Real Vs. Fake

Something Real

Smithsonian magazine claims that Climate Activists Throw Soup on Vincent van Gogh’s ‘Sunflowers’ to Protest Fossil Fuels

Investigate the Source

According to the Wikipedia page for Smithsonian, the magazine is the Smithsonian Institute’s official journal publication. The Smithsonian institute is a reputable collection of museums and research centers.

Find Trusted Coverage

This story has been covered by several news outlets including very well-known news sites like CNN and The Washington Post.

Trace Claims

Smithsonian cites reputable sources throughout the article for their claims, such as The Guardian, the New York Times, and even the National Gallery, where the event took place. They even include a video of the protest as it happened.

Something Fake

Natural News claims that West Coast orcas are experiencing 100% infant mortality rate as radiation from Fukushima drifts across ocean.

Investigate the Source

The Wikipedia page for Natural News says that the news source is a fake news site promoting primarily far-right extremist conspiracy theories.

Find Trusted Coverage

There are few articles about this claim, and the ones that do exist cite Natural News as the source.
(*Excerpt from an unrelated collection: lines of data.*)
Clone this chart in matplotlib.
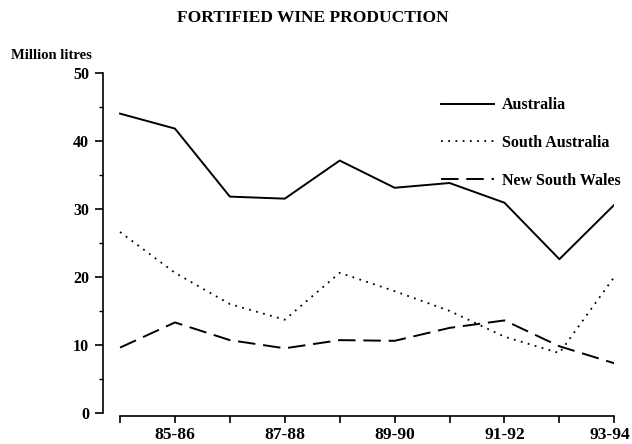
import matplotlib.pyplot as plt
import matplotlib.transforms as mtransforms
from matplotlib.ticker import MultipleLocator

years = ['84-85', '85-86', '86-87', '87-88', '88-89', '89-90',
         '90-91', '91-92', '92-93', '93-94']
australia = [44.0, 41.8, 31.8, 31.5, 37.1, 33.1, 33.8, 30.9, 22.6, 30.6]
south_aus = [26.6, 20.6, 16.0, 13.7, 20.6, 17.9, 15.0, 11.2, 8.8, 20.0]
nsw = [9.6, 13.3, 10.7, 9.5, 10.7, 10.6, 12.5, 13.6, 9.8, 7.3]

plt.rcParams['font.family'] = ['Liberation Serif', 'DejaVu Serif']
plt.rcParams['font.weight'] = 'bold'

fig = plt.figure(figsize=(6.32, 4.44), dpi=100)
ax = fig.add_axes([0.163, 0.07, 0.809, 0.766])

x = list(range(len(years)))
ax.plot(x, australia, color='black', lw=1.4, ls='-', label='Australia')
ax.plot(x, south_aus, color='black', lw=1.3, ls=(0, (1, 3)), label='South Australia')
ax.plot(x, nsw, color='black', lw=1.4, ls=(0, (9, 4)), label='New South Wales')

ax.set_xlim(-0.31, 9)
ax.set_ylim(0, 50)
ax.yaxis.set_major_locator(MultipleLocator(10))
ax.yaxis.set_minor_locator(MultipleLocator(5))
ax.set_xticks(x)
ax.set_xticklabels([y if i % 2 == 1 else '' for i, y in enumerate(years)])

for s in ['top', 'right']:
    ax.spines[s].set_visible(False)
ax.spines['bottom'].set_bounds(0, 9)
ax.spines['bottom'].set_position(('outward', 2))
ax.spines['left'].set_linewidth(1.2)
ax.spines['bottom'].set_linewidth(1.2)
ax.tick_params(axis='x', direction='out', length=5, width=1.2, pad=3, labelsize=12.5)
ax.tick_params(axis='y', which='major', direction='out', length=6, width=1.2,
               pad=4, labelsize=11.5)
ax.tick_params(axis='y', which='minor', direction='out', length=3, width=1.0)

# last label sits at the very edge, shift it left a few pixels
last = ax.get_xticklabels()[-1]
last.set_transform(last.get_transform() +
                   mtransforms.ScaledTranslation(-4 / 100, 0, fig.dpi_scale_trans))

fig.text(0.495, 0.96, 'FORTIFIED WINE PRODUCTION', ha='center', va='center',
         fontsize=12.5, fontweight='bold')
fig.text(0.018, 0.876, 'Million litres', ha='left', va='center',
         fontsize=10.5, fontweight='bold')

leg = ax.legend(loc='upper left', bbox_to_anchor=(0.633, 0.97), frameon=False,
                handlelength=3.3, handletextpad=0.5,
                labelspacing=1.35, prop={'weight': 'bold', 'size': 11.5})

fig.savefig('out.png', dpi=100)
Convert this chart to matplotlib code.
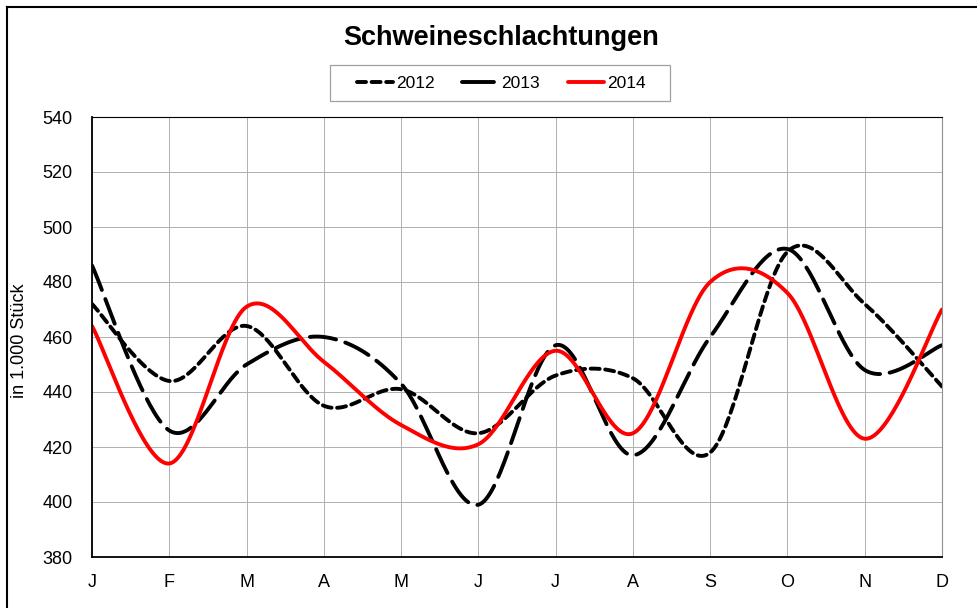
import numpy as np
import matplotlib
matplotlib.use('Agg')
import matplotlib.pyplot as plt
from matplotlib.lines import Line2D

plt.rcParams['font.family'] = ['Liberation Sans', 'DejaVu Sans']
plt.rcParams['lines.scale_dashes'] = False

months = ['J', 'F', 'M', 'A', 'M', 'J', 'J', 'A', 'S', 'O', 'N', 'D']
v2012 = [472, 444, 464, 435, 441, 425, 446, 445, 418, 491, 472, 442]
v2013 = [486, 426, 450, 460, 443, 399, 457, 417, 460, 492, 448, 457]
v2014 = [464, 414, 471, 451, 428, 421, 455, 425, 480, 476, 423, 470]
years = ['2012', '2013', '2014']


def smooth(y, n=40):
    """Excel-like smoothed line: cubic Bezier through the points."""
    y = np.asarray(y, float)
    x = np.arange(len(y), dtype=float)
    px = np.concatenate([[x[0]], x, [x[-1]]])
    py = np.concatenate([[y[0]], y, [y[-1]]])
    t = np.linspace(0, 1, n)[:, None]
    xs, ys = [], []
    for i in range(len(y) - 1):
        p0 = np.array([px[i + 1], py[i + 1]])
        p3 = np.array([px[i + 2], py[i + 2]])
        c1 = p0 + (p3 - np.array([px[i], py[i]])) / 6.0
        c2 = p3 - (np.array([px[i + 3], py[i + 3]]) - p0) / 6.0
        b = ((1 - t) ** 3) * p0 + 3 * ((1 - t) ** 2) * t * c1 \
            + 3 * (1 - t) * t ** 2 * c2 + t ** 3 * p3
        xs.append(b[:, 0])
        ys.append(b[:, 1])
    return np.concatenate(xs), np.concatenate(ys)


W, H = 978, 608
fig = plt.figure(figsize=(W / 100.0, H / 100.0), dpi=100)
ax = fig.add_axes([92 / W, 1 - 557 / H, (942 - 92) / W, (557 - 117) / H])

styles = [
    dict(color='black', lw=2.8, dashes=(6.5, 4.0), dash_capstyle='round'),
    dict(color='black', lw=2.8, dashes=(19.0, 7.0), dash_capstyle='round'),
    dict(color='#ff0000', lw=2.8, solid_capstyle='round'),
]
for vals, st, name in zip([v2012, v2013, v2014], styles, years):
    xs, ys = smooth(vals)
    ax.plot(xs, ys, label=name, **st)

ax.set_xlim(0, len(months) - 1)
ax.set_ylim(380, 540)
ax.set_xticks(range(len(months)))
ax.set_xticklabels(months)
ax.set_yticks(np.arange(380, 541, 20))
ax.tick_params(length=0, labelsize=13)
ax.tick_params(axis='x', pad=12)
ax.tick_params(axis='y', pad=14)
ax.grid(True, color='#b0b0b0', lw=0.7)
ax.set_axisbelow(True)
for s in ['left', 'bottom']:
    ax.spines[s].set_color('black')
    ax.spines[s].set_linewidth(1.3)
ax.spines['top'].set_color('black')
ax.spines['top'].set_linewidth(0.8)
ax.spines['right'].set_color('#909090')
ax.spines['right'].set_linewidth(0.8)

fig.text(20 / W, 1 - 341 / H, 'in 1.000 Stück', rotation=90,
         ha='center', va='center', fontsize=13)
fig.text(501 / W, 1 - 38 / H, 'Schweineschlachtungen', ha='center',
         va='center', fontsize=19.5, fontweight='bold')

# legend box
fig.patches.append(plt.Rectangle((330 / W, 1 - 101 / H), 340 / W, 36 / H,
                                 transform=fig.transFigure, fill=False,
                                 ec='#a0a0a0', lw=0.9))
leg_styles = [dict(styles[0]), dict(styles[1], dashes=(23.0, 10.0)),
              dict(styles[2])]
handles = [Line2D([], [], **st) for st in leg_styles]
fig.legend(handles, years, loc='center', bbox_to_anchor=(501 / W, 1 - 83 / H),
           ncol=3, frameon=False, fontsize=12.5, handlelength=2.1,
           handletextpad=0.15, columnspacing=1.6)

# outer chart frame
fig.add_artist(Line2D([7 / W, 1], [1 - 7 / H, 1 - 7 / H],
                      transform=fig.transFigure, color='black', lw=1.5))
fig.add_artist(Line2D([7 / W, 7 / W], [0, 1 - 7 / H],
                      transform=fig.transFigure, color='black', lw=1.5))

fig.savefig('out.png', dpi=100)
According to Snopes’ article on it, the claims are false and arose from fear-mongering subsequent to the Fukushima disaster.

Trace Claims

Natural News includes links to a few claims within their article, but they both just lead to the Natural News homepage. They list several sources at the end of their article from reputable news sources detailing the deaths of orcas, but none of them mention radiation as the cause of death.